Ich wuerde sagen ab dem Moment, wo Gesetzesregeln nicht angewandt sondern
geaendert werden.

Wir haben eine Arbeitsteilung zwischen Gesetzgeber und
Rechtspfleger.  Auch "Gewaltenteilung" genannt.

Die Justiz ist gar nicht mit den noetigen Mitteln ausgestattet, um die
Folgen der von ihr geschaffenen Neuregelungen uebersehen zu koennen.
Sie kann keine wirtschaftswissenschaftlichen Anhoerungen veranstalten.

Gerade im Fall Softwarepatentierung war dies ueberdeutlich.  Die
BGH-Richter und GRUR-Anwaelte raesonnierten etwas von der "enorm
gestiegenen Bedeutung der Softwareindustrie", deren hohe Investitionen
endlich geschuetzt werden muessten.  Es wurde immer wieder Netscape als
Beispiel angefuehrt.  "Haette Netscape die Bauprinzipien Navigator
patentieren lassen, dann haette Microsoft nicht das strategische
Instrument der kostenlosen Software einsetzen koennen".  Eigentlich alles
Laienargumente, die von einem naiven Verstaendnis der Software-Oekonomie
zeugen.  Aber wie sollte ein BGH/GRUR es auch besser wissen?  Das sind
nicht Gesetzgebungsorgane.  Aber sie massen sich ebendies an.

> Darf der BGH Recht schreiben?
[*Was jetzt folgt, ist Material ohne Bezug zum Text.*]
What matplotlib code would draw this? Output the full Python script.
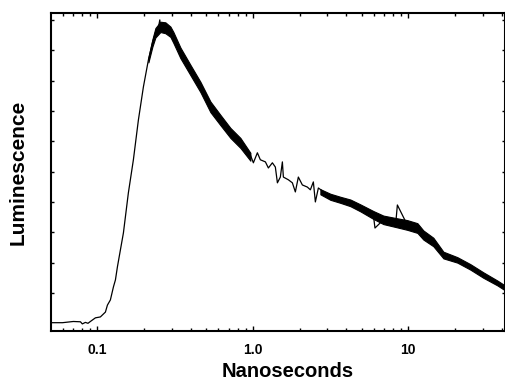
import matplotlib
matplotlib.use("Agg")
import matplotlib.pyplot as plt
from matplotlib.ticker import FixedLocator, NullFormatter, LogLocator

plt.rcParams['font.family'] = ['Liberation Sans', 'DejaVu Sans']

# Decay trace (time in ns, luminescence in arbitrary units)
time_ns = [0.0506, 0.0596, 0.0700, 0.0778, 0.0800, 0.0837, 0.0870, 0.0901, 0.0971,
           0.1045, 0.1126, 0.1160, 0.1212, 0.1268, 0.1306, 0.1345, 0.1406, 0.1470,
           0.1582, 0.1704, 0.1835, 0.1976, 0.2128, 0.2258, 0.2360, 0.2467, 0.2520,
           0.2542, 0.2737, 0.2948, 0.3082, 0.3418, 0.3964, 0.4597, 0.5331, 0.6182,
           0.7168, 0.8313, 0.9636, 1.0075, 1.069, 1.117, 1.204, 1.258, 1.335, 1.395,
           1.438, 1.502, 1.548, 1.571, 1.692, 1.795, 1.876, 1.961, 2.081, 2.241,
           2.343, 2.449, 2.523, 2.638, 3.151, 3.654, 4.236, 4.912, 5.957, 6.100,
           6.907, 8.30, 8.50, 9.85, 11.43, 12.49, 14.48, 16.80, 20.66, 25.04, 30.37,
           37.36, 42.05]
lum = [0.02, 0.02, 0.06, 0.05, -0.02, 0.03, 0.00, 0.06, 0.18,
       0.21, 0.37, 0.60, 0.77, 1.20, 1.43, 1.86, 2.42, 2.98,
       4.30, 5.39, 6.70, 7.79, 8.68, 9.24, 9.57, 9.74, 10.00,
       9.77, 9.74, 9.61, 9.41, 8.91, 8.35, 7.79, 7.13, 6.70,
       6.28, 5.95, 5.55, 5.29, 5.62, 5.39, 5.32, 5.12, 5.29, 5.15,
       4.63, 4.82, 5.32, 4.82, 4.73, 4.63, 4.33, 4.82, 4.56, 4.49,
       4.40, 4.66, 4.00, 4.46, 4.17, 4.07, 3.97, 3.80, 3.57, 3.14,
       3.41, 3.31, 3.90, 3.24, 3.14, 2.91, 2.68, 2.25, 2.09, 1.86, 1.59,
       1.33, 1.16]

# Noise envelope around the peak (thick part of the trace)
peak_band_t = [0.2128, 0.2258, 0.2360, 0.2542, 0.2737, 0.2948, 0.3082, 0.3418,
               0.3964, 0.4597, 0.5331, 0.6182, 0.7168, 0.8313, 0.9636]
peak_band_lo = [8.60, 9.12, 9.42, 9.60, 9.56, 9.44, 9.24, 8.74,
                8.18, 7.62, 6.96, 6.53, 6.11, 5.78, 5.36]
peak_band_hi = [8.76, 9.36, 9.73, 9.94, 9.92, 9.78, 9.60, 9.09,
                8.52, 7.96, 7.31, 6.87, 6.44, 6.11, 5.62]

# Noise envelope of the long tail
tail_band_t = [2.718, 3.151, 3.654, 4.236, 4.912, 5.957, 6.907, 8.50, 9.85,
               11.43, 12.49, 14.48, 16.80, 20.66, 25.04, 30.37, 37.36, 42.05]
tail_band_lo = [4.25, 4.07, 3.97, 3.86, 3.69, 3.44, 3.27, 3.16, 3.08,
                2.98, 2.76, 2.54, 2.14, 2.00, 1.77, 1.50, 1.25, 1.08]
tail_band_hi = [4.42, 4.27, 4.17, 4.08, 3.92, 3.70, 3.55, 3.46, 3.40,
                3.30, 3.06, 2.82, 2.36, 2.18, 1.95, 1.68, 1.41, 1.24]

x_major = [0.1, 1.0, 10]
x_major_labels = ["0.1", "1.0", "10"]
y_ticks = [1, 2, 3, 4, 5, 6, 7, 8, 9, 10]

fig = plt.figure(figsize=(5.06, 3.80), dpi=100)
ax = fig.add_axes([0.1008, 0.129, 0.8977, 0.837])

ax.fill_between(peak_band_t, peak_band_lo, peak_band_hi, color='black', lw=0.8)
ax.fill_between(tail_band_t, tail_band_lo, tail_band_hi, color='black', lw=0.8)
ax.plot(time_ns, lum, color='black', lw=0.9)

ax.set_xscale('log')
ax.set_xlim(0.0503, 42)
ax.set_ylim(-0.253, 10.23)

ax.xaxis.set_major_locator(FixedLocator(x_major))
ax.set_xticklabels(x_major_labels, fontsize=10, fontweight='bold')
ax.xaxis.set_minor_locator(LogLocator(base=10, subs=range(2, 10), numticks=20))
ax.xaxis.set_minor_formatter(NullFormatter())
ax.yaxis.set_major_locator(FixedLocator(y_ticks))
ax.set_yticklabels([])

ax.tick_params(axis='both', which='major', direction='in', top=True, right=True,
               length=3.5, width=1.0, pad=9, colors='black')
ax.tick_params(axis='both', which='minor', direction='in', top=True, right=True,
               length=2.2, width=1.0)
ax.tick_params(axis='y', which='major', length=2.5)

for s in ax.spines.values():
    s.set_linewidth(1.5)

ax.set_xlabel("Nanoseconds", fontsize=14.5, fontweight='bold')
ax.set_ylabel("Luminescence", fontsize=15, fontweight='bold')
ax.xaxis.set_label_coords(0.522, -0.097)
ax.yaxis.set_label_coords(-0.052, 0.5)

fig.savefig("out.png", dpi=100)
Doch wohl nicht, oder?

In der idealen Welt der gewaltenteiligen Demokratie sicher nicht. Selbst
ein britischer Gerichtshof, der traditionell etwas mehr darf, fragt ab
einem gewissen Punkt den Gesetzgeber um Rat.

Aber von unseren Gesetzgebern kommen nur Stellungnahmen zu allerlei
medienwirksamen Scheindebatten.

Da macht sich dann auch in Patentaemtern und Gerichten Zynismus breit:
Gesetzgeber sind Duennbrettbohrer, die man auf Abstand halten und
manipulieren muss, damit sie einem nicht ins Geschaeft pfuschen.  Solange
sie ruhig bleiben, kann man scheibchenweise das Recht aendern.  Je weiter
man dabei geht, desto unwiderbringlicher nimmt man das Heft in die eigene
Hand.  Heute ist es schwer, einen Abgeordneten zu mehr als ein paar
Sonntagsreden zum Thema Softwarepatentierung zu bewegen.  Macht der
Abgeordnete mit seinen Reden ernst, muss er sich naemlich von der
Patentjustiz fragen lassen:  "Warum habt ihr das nicht frueher gesagt?  
Was machen wir jetzt mit den ganzen Patenten, die nach unserer etablierten
Rechtssprechung gewaehrt worden sind?"

Vermutlich gibt es noch mehr Faelle, wo der Justiz auf diese Weise die
gesetzgeberische Kompetenz in die Haende faellt.